Think of it as an X-ray of management health.
Detailed Explanation
1️⃣ Purpose of Management Audit
Evaluate decision-making quality.
Ensure alignment between objectives and operations.
Identify managerial weaknesses and improvement opportunities.
Enhance accountability and strategic learning.
2️⃣ Areas Covered
Planning: Are goals realistic and aligned with vision?
Organization: Are structures efficient?
Leadership: Is morale high?
Control: Are deviations corrected quickly?
Communication: Are feedback channels open?
Innovation: Is change being managed proactively?
3️⃣ Steps
Determine audit scope and objectives.
Collect data via interviews, reports, and observation.
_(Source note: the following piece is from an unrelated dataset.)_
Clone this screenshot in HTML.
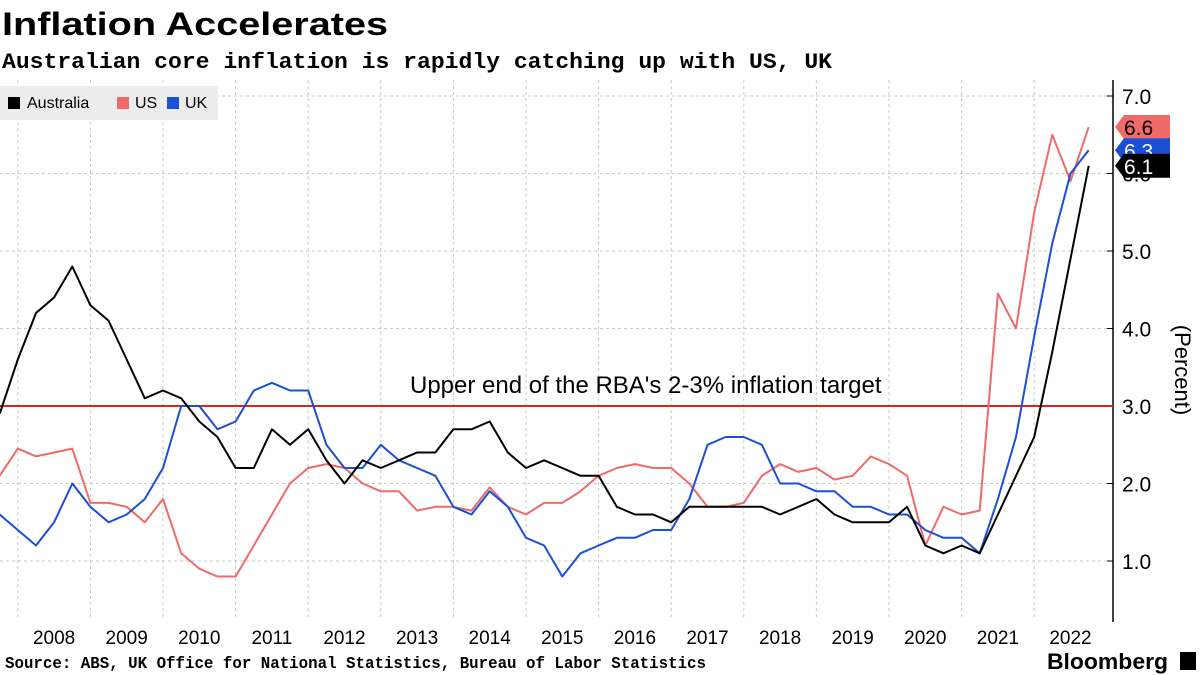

Analyze effectiveness using benchmarks or KPIs.
Prepare audit report with recommendations.
Implement corrective measures and follow-up.
4️⃣ Benefits
Improves transparency and governance.
Helps adapt to changing environments.
Builds stakeholder confidence.
Encourages continuous managerial improvement.
Key Takeaways
Management audit measures how management performs, not just what it achieves.
Regular audits institutionalize learning.
Objectivity and independence ensure credibility.
Real-World Case
Tata Consultancy Services (TCS) conducts internal management audits to evaluate leadership effectiveness, project governance, and innovation alignment — ensuring constant improvement.